O relato da experiência vitoriosa é igualmente bem sucedido: tirou o primeiro lugar na categoria relatos de caso da 3ª Conferência Internacional Agricultura e Alimentação em uma Sociedade Urbanizada (III AgUrb), realizada de 17 a 21 de setembro, na Universidade Federal do Rio Grande do Sul (UFRGS). Nesta categoria foram inscritos trabalhos de mais de 30 países, inclusive de pesquisadores com alta titulação.
A conferência foi realizada por pesquisadores, acadêmicos, organizações da sociedade civil e formuladores de políticas de diversos países, que trabalham para colocar a questão alimentar no cerne das problemáticas que desafiam a humanidade, como as mudanças climáticas e suas repercussões sobre a água e a biodiversidade, a busca por fontes alternativas de energia e as transformações demográficas.
Assentada da reforma agrária em São Manoel assim como as mulheres do grupo Baru, Mayara estuda no Instituto Educar, localizado município de Pontão (RS). A entidade tem parceria com a Universidade Federal da Fronteira Sul (UFFS), uma das 18 universidades criadas no Brasil durante a expansão da rede federal de ensino superior promovida pelo então ministro da Educação Fernando Haddad, durante o governo de Luiz Inácio Lula da Silva.
O convênio foi firmado pela UFFS por meio do Programa Nacional de Educação na Reforma Agrária (Pronera), do Instituto Nacional de Colonização e Reforma Agrária (Incra).
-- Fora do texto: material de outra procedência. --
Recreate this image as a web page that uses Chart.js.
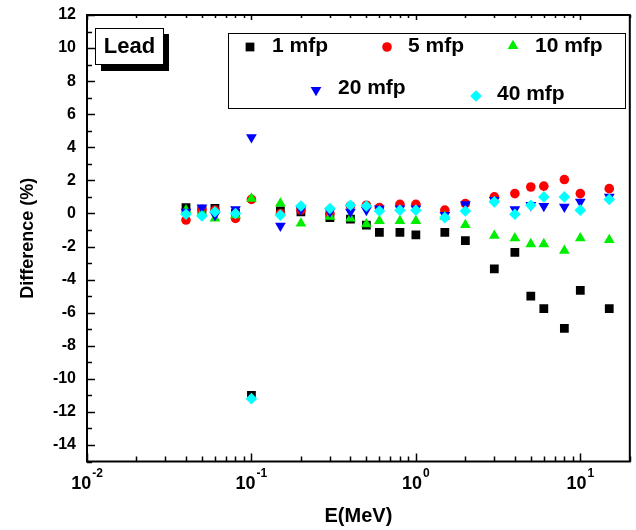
<!DOCTYPE html>
<html>
<head>
<meta charset="utf-8">
<script src="https://cdn.jsdelivr.net/npm/chart.js@4.4.0/dist/chart.umd.min.js"></script>
<style>
  html, body { margin: 0; padding: 0; background: #fff; }
  #wrap { width: 636px; height: 530px; }
</style>
</head>
<body>
<div id="wrap"><canvas id="c" width="636" height="530"></canvas></div>
<script>
// energies (MeV)
const energies = [0.04, 0.05, 0.06, 0.08, 0.1, 0.15, 0.2, 0.3, 0.4, 0.5, 0.6, 0.8, 1, 1.5, 2, 3, 4, 5, 6, 8, 10, 15];

// difference (%) per penetration depth
const mfp1  = [0.35, 0.2, 0.3, 0.0, -11.0, 0.15, 0.1, -0.25, -0.35, -0.7, -1.15, -1.15, -1.3, -1.15, -1.65, -3.35, -2.35, -5.0, -5.75, -6.95, -4.65, -5.75];
const mfp5  = [-0.4, 0.25, 0.2, -0.3, 0.85, 0.0, 0.2, 0.0, 0.45, 0.5, 0.35, 0.55, 0.55, 0.2, 0.6, 1.0, 1.2, 1.6, 1.65, 2.05, 1.2, 1.5];
const mfp10 = [0.2, 0.05, -0.3, -0.1, 0.9, 0.6, -0.6, -0.2, -0.3, -0.65, -0.45, -0.45, -0.45, -0.2, -0.7, -1.35, -1.5, -1.85, -1.85, -2.25, -1.5, -1.6];
const mfp20 = [0.1, 0.35, -0.1, 0.25, 4.6, -0.75, 0.25, 0.1, 0.1, 0.2, 0.3, 0.3, 0.3, -0.1, 0.55, 0.8, 0.25, 0.5, 0.45, 0.4, 0.7, 1.0];
const mfp40 = [-0.05, -0.15, 0.1, 0.0, -11.2, -0.1, 0.45, 0.3, 0.5, 0.45, 0.15, 0.2, 0.2, -0.25, 0.15, 0.7, -0.05, 0.5, 1.0, 1.0, 0.2, 0.85];

const seriesNames = ['1 mfp', '5 mfp', '10 mfp', '20 mfp', '40 mfp'];
const yTickLabels = [-14, -12, -10, -8, -6, -4, -2, 0, 2, 4, 6, 8, 10, 12];
const xTickDecades = [-2, -1, 0, 1];

const FONT = '"Liberation Sans", Arial, sans-serif';

const styles = [
  { color: '#000000', pointStyle: 'rect', radius: 6.2, rotation: 0 },
  { color: '#ff0000', pointStyle: 'circle', radius: 4.8, rotation: 0 },
  { color: '#00ee00', pointStyle: 'triangle', radius: 6.2, rotation: 0 },
  { color: '#0000ff', pointStyle: 'triangle', radius: 6.2, rotation: 180 },
  { color: '#00ffff', pointStyle: 'rectRot', radius: 5.8, rotation: 0 }
];

const toPoints = vals => vals.map((v, i) => ({ x: energies[i], y: v }));
const allSeries = [mfp1, mfp5, mfp10, mfp20, mfp40];

const datasets = allSeries.map((vals, i) => ({
  label: seriesNames[i],
  data: toPoints(vals),
  showLine: false,
  backgroundColor: styles[i].color,
  borderColor: styles[i].color,
  borderWidth: 0,
  pointStyle: styles[i].pointStyle,
  pointRadius: styles[i].radius,
  pointHoverRadius: styles[i].radius,
  pointRotation: styles[i].rotation,
  order: 5 - i   // later series drawn on top
}));

// frame, inward ticks, x labels with superscripts, legend box, "Lead" tag
const decor = {
  id: 'decor',
  afterDraw(chart) {
    const { ctx, chartArea: a, scales: { x, y } } = chart;
    ctx.save();
    ctx.strokeStyle = '#000';
    ctx.lineWidth = 1.5;

    // y ticks (left side only)
    ctx.beginPath();
    for (let v = -15; v <= 12; v++) {
      const py = Math.round(y.getPixelForValue(v)) + 0.5;
      const len = v % 2 === 0 ? 8 : 5;
      ctx.moveTo(a.left, py);
      ctx.lineTo(a.left + len, py);
    }
    // x ticks bottom and top
    xTickDecades.forEach(e => {
      for (let m = 1; m <= 9; m++) {
        const v = m * Math.pow(10, e);
        if (v > 20) break;
        const px = Math.round(x.getPixelForValue(v)) + 0.5;
        const len = m === 1 ? 8 : 5;
        ctx.moveTo(px, a.bottom);
        ctx.lineTo(px, a.bottom - len);
        ctx.moveTo(px, a.top);
        ctx.lineTo(px, a.top + (m === 1 ? 5 : 3));
      }
    });
    ctx.stroke();

    // frame
    ctx.lineWidth = 2;
    ctx.strokeRect(a.left, a.top, a.right - a.left, a.bottom - a.top);

    // x tick labels 10^n
    ctx.fillStyle = '#000';
    ctx.textBaseline = 'alphabetic';
    ctx.textAlign = 'left';
    xTickDecades.forEach(e => {
      const px = x.getPixelForValue(Math.pow(10, e));
      const big = 'bold 18px ' + FONT;
      const small = 'bold 12px ' + FONT;
      ctx.font = big;
      const wb = ctx.measureText('10').width;
      ctx.font = small;
      const sup = String(e);
      const ws = ctx.measureText(sup).width;
      const x0 = px - (wb + ws + 1) / 2;
      ctx.font = big;
      ctx.fillText('10', x0, 489);
      ctx.font = small;
      ctx.fillText(sup, x0 + wb + 1, 477);
    });

    // "Lead" tag with shadow
    ctx.fillStyle = '#000';
    ctx.fillRect(101, 34, 68, 37);
    ctx.fillStyle = '#fff';
    ctx.fillRect(95, 28, 68, 36);
    ctx.lineWidth = 1;
    ctx.strokeRect(95.5, 28.5, 68, 36);
    ctx.fillStyle = '#000';
    ctx.font = 'bold 22px ' + FONT;
    ctx.textAlign = 'center';
    ctx.textBaseline = 'middle';
    ctx.fillText('Lead', 129.5, 47);

    // legend box
    ctx.fillStyle = '#fff';
    ctx.fillRect(228, 33, 397, 75);
    ctx.strokeRect(228.5, 33.5, 397, 75);
    const items = [
      { mx: 250, my: 47, tx: 272, ty: 46 },
      { mx: 387, my: 47, tx: 408, ty: 46 },
      { mx: 513, my: 46, tx: 535, ty: 46 },
      { mx: 316, my: 90, tx: 338, ty: 88 },
      { mx: 476, my: 96, tx: 497, ty: 94 }
    ];
    ctx.font = 'bold 21px ' + FONT;
    ctx.textAlign = 'left';
    items.forEach((it, i) => {
      const s = styles[i];
      ctx.fillStyle = s.color;
      ctx.strokeStyle = s.color;
      Chart.helpers.drawPoint(ctx, {
        pointStyle: s.pointStyle, radius: s.radius, rotation: s.rotation, borderWidth: 0
      }, it.mx, it.my);
      ctx.fillStyle = '#000';
      ctx.fillText(seriesNames[i], it.tx, it.ty);
    });
    ctx.restore();
  }
};

new Chart(document.getElementById('c'), {
  type: 'scatter',
  data: { datasets },
  options: {
    responsive: false,
    animation: false,
    layout: { padding: { top: 15, right: 3, left: 0, bottom: 0 } },
    plugins: { legend: { display: false }, tooltip: { enabled: false } },
    scales: {
      x: {
        type: 'logarithmic',
        min: 0.01,
        max: 20,
        grid: { display: false, drawTicks: false },
        border: { display: false },
        ticks: { display: false },
        afterBuildTicks: s => { s.ticks = xTickDecades.map(e => ({ value: Math.pow(10, e) })); },
        afterFit: s => { s.height = 68.5; s.paddingLeft = 0; s.paddingRight = 0; },
        title: {
          display: true, text: 'E(MeV)', color: '#000',
          font: { family: FONT, size: 20, weight: 'bold' },
          padding: { top: 0, bottom: 2 }
        }
      },
      y: {
        min: -15,
        max: 12,
        grid: { display: false, drawTicks: false },
        border: { display: false },
        afterBuildTicks: s => { s.ticks = yTickLabels.map(v => ({ value: v })); },
        afterFit: s => { s.width = 87; s.paddingTop = 0; s.paddingBottom = 0; },
        ticks: {
          color: '#000', padding: 11,
          font: { family: FONT, size: 16, weight: 'bold' }
        },
        title: {
          display: true, text: 'Difference (%)', color: '#000',
          font: { family: FONT, size: 18, weight: 'bold' },
          padding: { top: 17, bottom: 0 }
        }
      }
    }
  },
  plugins: [decor]
});
</script>
</body>
</html>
“O baru tornou-se mais conhecido e valorizado na região, trazendo oportunidades de trabalho e renda também para outras pessoas. Foram criadas redes de comercialização e de preservação de árvores de cumbaru, que antes eram derrubadas pelos agricultores. Essa experiência local contribui para o empoderamento feminino, o fortalecimento das experiências associativas, a preservação ambiental, a valorização dos produtos do Cerrado e para a construção de sistemas alimentares mais sustentáveis”, diz Mayara.
Inspiração
Orientador e coautor do trabalho, o agrônomo e doutorando em Desenvolvimento Rural na Universidade Federal do Rio Grande do Sul, Vanderlei Franck Thies não tem dúvidas de que, além da disciplina de Mayara, o diferencial do relato vencedor é o trabalho do grupo Baru.
“Uma experiência extraordinariamente interessante de ser analisada, ser difundida, de ser divulgada, porque o trabalho dessas mulheres no assentamento e no Cerrado brasileiro, nas condições mais adversas que elas enfrentam, é algo extremamente positivo e inspirador. Uma alegria que a gente sente é poder dar visibilidade para essa experiência”.